### Data excerpt ###

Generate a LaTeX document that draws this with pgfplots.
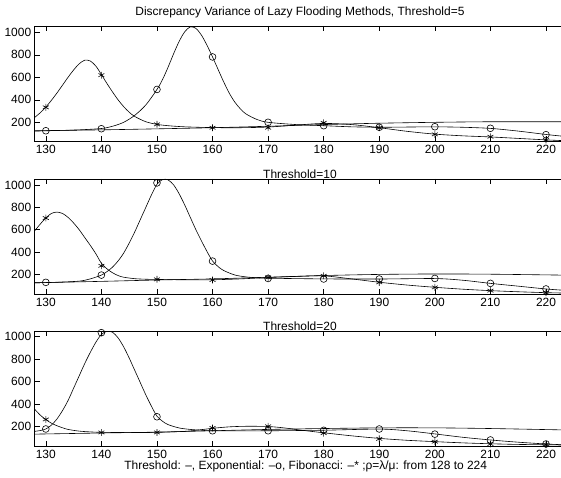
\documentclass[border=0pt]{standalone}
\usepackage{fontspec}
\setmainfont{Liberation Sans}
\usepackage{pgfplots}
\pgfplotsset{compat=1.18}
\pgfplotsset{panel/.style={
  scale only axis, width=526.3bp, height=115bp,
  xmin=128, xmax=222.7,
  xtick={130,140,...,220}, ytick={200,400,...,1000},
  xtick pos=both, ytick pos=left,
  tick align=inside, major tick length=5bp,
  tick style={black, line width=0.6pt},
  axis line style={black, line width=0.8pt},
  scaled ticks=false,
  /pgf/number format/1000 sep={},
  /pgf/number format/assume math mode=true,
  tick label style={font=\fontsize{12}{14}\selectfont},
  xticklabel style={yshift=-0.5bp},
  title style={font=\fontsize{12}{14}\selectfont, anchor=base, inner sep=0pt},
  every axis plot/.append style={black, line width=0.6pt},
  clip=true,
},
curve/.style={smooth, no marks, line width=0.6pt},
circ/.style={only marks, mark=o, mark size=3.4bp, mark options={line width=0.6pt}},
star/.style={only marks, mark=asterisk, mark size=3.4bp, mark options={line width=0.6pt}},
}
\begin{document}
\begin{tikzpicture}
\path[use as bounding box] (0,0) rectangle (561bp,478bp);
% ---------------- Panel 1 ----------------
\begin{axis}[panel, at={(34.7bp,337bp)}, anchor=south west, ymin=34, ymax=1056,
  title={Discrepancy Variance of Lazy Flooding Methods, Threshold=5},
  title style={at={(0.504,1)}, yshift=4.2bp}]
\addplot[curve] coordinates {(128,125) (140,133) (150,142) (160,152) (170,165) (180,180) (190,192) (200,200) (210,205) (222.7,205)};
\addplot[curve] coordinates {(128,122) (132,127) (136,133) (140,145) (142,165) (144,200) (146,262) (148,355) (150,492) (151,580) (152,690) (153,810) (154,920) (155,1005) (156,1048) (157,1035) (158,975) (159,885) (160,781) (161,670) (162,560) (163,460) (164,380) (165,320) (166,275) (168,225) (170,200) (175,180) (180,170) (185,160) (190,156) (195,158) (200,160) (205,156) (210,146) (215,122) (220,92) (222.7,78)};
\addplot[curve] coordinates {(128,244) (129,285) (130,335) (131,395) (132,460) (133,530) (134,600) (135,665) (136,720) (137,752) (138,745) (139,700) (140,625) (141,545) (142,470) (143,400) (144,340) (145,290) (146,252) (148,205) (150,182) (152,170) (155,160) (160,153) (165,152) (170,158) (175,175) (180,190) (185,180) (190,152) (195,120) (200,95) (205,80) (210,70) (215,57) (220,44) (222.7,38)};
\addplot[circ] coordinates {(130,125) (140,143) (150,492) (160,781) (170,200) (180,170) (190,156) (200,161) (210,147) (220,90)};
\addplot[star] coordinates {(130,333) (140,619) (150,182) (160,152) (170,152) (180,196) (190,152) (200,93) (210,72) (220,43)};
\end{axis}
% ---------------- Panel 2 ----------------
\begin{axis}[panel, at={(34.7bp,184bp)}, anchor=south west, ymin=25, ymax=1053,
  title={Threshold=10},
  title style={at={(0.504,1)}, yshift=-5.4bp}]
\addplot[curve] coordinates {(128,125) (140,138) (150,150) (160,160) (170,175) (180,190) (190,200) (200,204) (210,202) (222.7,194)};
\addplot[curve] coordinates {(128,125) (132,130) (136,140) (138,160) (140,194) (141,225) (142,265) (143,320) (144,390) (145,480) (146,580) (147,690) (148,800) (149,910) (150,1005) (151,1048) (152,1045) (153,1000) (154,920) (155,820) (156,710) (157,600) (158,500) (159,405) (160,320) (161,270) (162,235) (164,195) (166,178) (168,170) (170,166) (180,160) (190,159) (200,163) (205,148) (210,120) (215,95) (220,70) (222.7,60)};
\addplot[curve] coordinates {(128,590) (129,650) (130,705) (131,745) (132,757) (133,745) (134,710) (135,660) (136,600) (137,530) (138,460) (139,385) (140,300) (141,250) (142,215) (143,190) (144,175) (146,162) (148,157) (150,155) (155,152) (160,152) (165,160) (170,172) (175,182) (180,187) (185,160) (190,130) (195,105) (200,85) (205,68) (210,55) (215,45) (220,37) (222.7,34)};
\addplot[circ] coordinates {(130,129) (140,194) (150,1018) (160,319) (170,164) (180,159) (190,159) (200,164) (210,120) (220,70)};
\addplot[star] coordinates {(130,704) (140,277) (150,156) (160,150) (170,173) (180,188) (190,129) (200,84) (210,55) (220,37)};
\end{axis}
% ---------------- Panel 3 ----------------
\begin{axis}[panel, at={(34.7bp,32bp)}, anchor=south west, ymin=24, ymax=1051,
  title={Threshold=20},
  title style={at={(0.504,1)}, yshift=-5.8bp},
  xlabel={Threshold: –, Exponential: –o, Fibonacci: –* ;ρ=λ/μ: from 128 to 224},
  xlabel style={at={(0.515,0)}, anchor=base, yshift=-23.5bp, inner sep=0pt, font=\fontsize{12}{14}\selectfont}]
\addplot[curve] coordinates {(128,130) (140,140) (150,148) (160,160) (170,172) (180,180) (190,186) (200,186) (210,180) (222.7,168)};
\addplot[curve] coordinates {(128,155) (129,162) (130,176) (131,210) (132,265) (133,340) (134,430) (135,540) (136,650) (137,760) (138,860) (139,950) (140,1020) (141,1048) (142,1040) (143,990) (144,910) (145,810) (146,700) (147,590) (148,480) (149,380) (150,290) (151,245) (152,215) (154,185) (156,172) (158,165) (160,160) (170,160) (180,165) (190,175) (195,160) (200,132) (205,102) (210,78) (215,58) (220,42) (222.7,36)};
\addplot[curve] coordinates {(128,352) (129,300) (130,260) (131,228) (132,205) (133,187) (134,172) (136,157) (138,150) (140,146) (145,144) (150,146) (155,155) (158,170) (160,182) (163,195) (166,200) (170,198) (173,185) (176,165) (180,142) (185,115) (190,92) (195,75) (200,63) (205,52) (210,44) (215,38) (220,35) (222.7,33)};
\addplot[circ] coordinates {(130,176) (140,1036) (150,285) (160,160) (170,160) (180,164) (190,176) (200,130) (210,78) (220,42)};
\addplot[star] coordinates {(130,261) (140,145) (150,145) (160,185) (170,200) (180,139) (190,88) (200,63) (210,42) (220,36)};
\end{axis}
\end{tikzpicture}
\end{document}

###

> _What to do_:
Copy the data word for word. Pictures do not go in the copy.

> _Task result_:
Generate a LaTeX document that draws this with pgfplots.
\documentclass[border=0pt]{standalone}
\usepackage{fontspec}
\setmainfont{Liberation Sans}
\usepackage{pgfplots}
\pgfplotsset{compat=1.18}
\pgfplotsset{panel/.style={
  scale only axis, width=526.3bp, height=115bp,
  xmin=128, xmax=222.7,
  xtick={130,140,...,220}, ytick={200,400,...,1000},
  xtick pos=both, ytick pos=left,
  tick align=inside, major tick length=5bp,
  tick style={black, line width=0.6pt},
  axis line style={black, line width=0.8pt},
  scaled ticks=false,
  /pgf/number format/1000 sep={},
  /pgf/number format/assume math mode=true,
  tick label style={font=\fontsize{12}{14}\selectfont},
  xticklabel style={yshift=-0.5bp},
  title style={font=\fontsize{12}{14}\selectfont, anchor=base, inner sep=0pt},
  every axis plot/.append style={black, line width=0.6pt},
  clip=true,
},
curve/.style={smooth, no marks, line width=0.6pt},
circ/.style={only marks, mark=o, mark size=3.4bp, mark options={line width=0.6pt}},
star/.style={only marks, mark=asterisk, mark size=3.4bp, mark options={line width=0.6pt}},
}
\begin{document}
\begin{tikzpicture}
\path[use as bounding box] (0,0) rectangle (561bp,478bp);
% ---------------- Panel 1 ----------------
\begin{axis}[panel, at={(34.7bp,337bp)}, anchor=south west, ymin=34, ymax=1056,
  title={Discrepancy Variance of Lazy Flooding Methods, Threshold=5},
  title style={at={(0.504,1)}, yshift=4.2bp}]
\addplot[curve] coordinates {(128,125) (140,133) (150,142) (160,152) (170,165) (180,180) (190,192) (200,200) (210,205) (222.7,205)};
\addplot[curve] coordinates {(128,122) (132,127) (136,133) (140,145) (142,165) (144,200) (146,262) (148,355) (150,492) (151,580) (152,690) (153,810) (154,920) (155,1005) (156,1048) (157,1035) (158,975) (159,885) (160,781) (161,670) (162,560) (163,460) (164,380) (165,320) (166,275) (168,225) (170,200) (175,180) (180,170) (185,160) (190,156) (195,158) (200,160) (205,156) (210,146) (215,122) (220,92) (222.7,78)};
\addplot[curve] coordinates {(128,244) (129,285) (130,335) (131,395) (132,460) (133,530) (134,600) (135,665) (136,720) (137,752) (138,745) (139,700) (140,625) (141,545) (142,470) (143,400) (144,340) (145,290) (146,252) (148,205) (150,182) (152,170) (155,160) (160,153) (165,152) (170,158) (175,175) (180,190) (185,180) (190,152) (195,120) (200,95) (205,80) (210,70) (215,57) (220,44) (222.7,38)};
\addplot[circ] coordinates {(130,125) (140,143) (150,492) (160,781) (170,200) (180,170) (190,156) (200,161) (210,147) (220,90)};
\addplot[star] coordinates {(130,333) (140,619) (150,182) (160,152) (170,152) (180,196) (190,152) (200,93) (210,72) (220,43)};
\end{axis}
% ---------------- Panel 2 ----------------
\begin{axis}[panel, at={(34.7bp,184bp)}, anchor=south west, ymin=25, ymax=1053,
  title={Threshold=10},
  title style={at={(0.504,1)}, yshift=-5.4bp}]
\addplot[curve] coordinates {(128,125) (140,138) (150,150) (160,160) (170,175) (180,190) (190,200) (200,204) (210,202) (222.7,194)};
\addplot[curve] coordinates {(128,125) (132,130) (136,140) (138,160) (140,194) (141,225) (142,265) (143,320) (144,390) (145,480) (146,580) (147,690) (148,800) (149,910) (150,1005) (151,1048) (152,1045) (153,1000) (154,920) (155,820) (156,710) (157,600) (158,500) (159,405) (160,320) (161,270) (162,235) (164,195) (166,178) (168,170) (170,166) (180,160) (190,159) (200,163) (205,148) (210,120) (215,95) (220,70) (222.7,60)};
\addplot[curve] coordinates {(128,590) (129,650) (130,705) (131,745) (132,757) (133,745) (134,710) (135,660) (136,600) (137,530) (138,460) (139,385) (140,300) (141,250) (142,215) (143,190) (144,175) (146,162) (148,157) (150,155) (155,152) (160,152) (165,160) (170,172) (175,182) (180,187) (185,160) (190,130) (195,105) (200,85) (205,68) (210,55) (215,45) (220,37) (222.7,34)};
\addplot[circ] coordinates {(130,129) (140,194) (150,1018) (160,319) (170,164) (180,159) (190,159) (200,164) (210,120) (220,70)};
\addplot[star] coordinates {(130,704) (140,277) (150,156) (160,150) (170,173) (180,188) (190,129) (200,84) (210,55) (220,37)};
\end{axis}
% ---------------- Panel 3 ----------------
\begin{axis}[panel, at={(34.7bp,32bp)}, anchor=south west, ymin=24, ymax=1051,
  title={Threshold=20},
  title style={at={(0.504,1)}, yshift=-5.8bp},
  xlabel={Threshold: –, Exponential: –o, Fibonacci: –* ;ρ=λ/μ: from 128 to 224},
  xlabel style={at={(0.515,0)}, anchor=base, yshift=-23.5bp, inner sep=0pt, font=\fontsize{12}{14}\selectfont}]
\addplot[curve] coordinates {(128,130) (140,140) (150,148) (160,160) (170,172) (180,180) (190,186) (200,186) (210,180) (222.7,168)};
\addplot[curve] coordinates {(128,155) (129,162) (130,176) (131,210) (132,265) (133,340) (134,430) (135,540) (136,650) (137,760) (138,860) (139,950) (140,1020) (141,1048) (142,1040) (143,990) (144,910) (145,810) (146,700) (147,590) (148,480) (149,380) (150,290) (151,245) (152,215) (154,185) (156,172) (158,165) (160,160) (170,160) (180,165) (190,175) (195,160) (200,132) (205,102) (210,78) (215,58) (220,42) (222.7,36)};
\addplot[curve] coordinates {(128,352) (129,300) (130,260) (131,228) (132,205) (133,187) (134,172) (136,157) (138,150) (140,146) (145,144) (150,146) (155,155) (158,170) (160,182) (163,195) (166,200) (170,198) (173,185) (176,165) (180,142) (185,115) (190,92) (195,75) (200,63) (205,52) (210,44) (215,38) (220,35) (222.7,33)};
\addplot[circ] coordinates {(130,176) (140,1036) (150,285) (160,160) (170,160) (180,164) (190,176) (200,130) (210,78) (220,42)};
\addplot[star] coordinates {(130,261) (140,145) (150,145) (160,185) (170,200) (180,139) (190,88) (200,63) (210,42) (220,36)};
\end{axis}
\end{tikzpicture}
\end{document}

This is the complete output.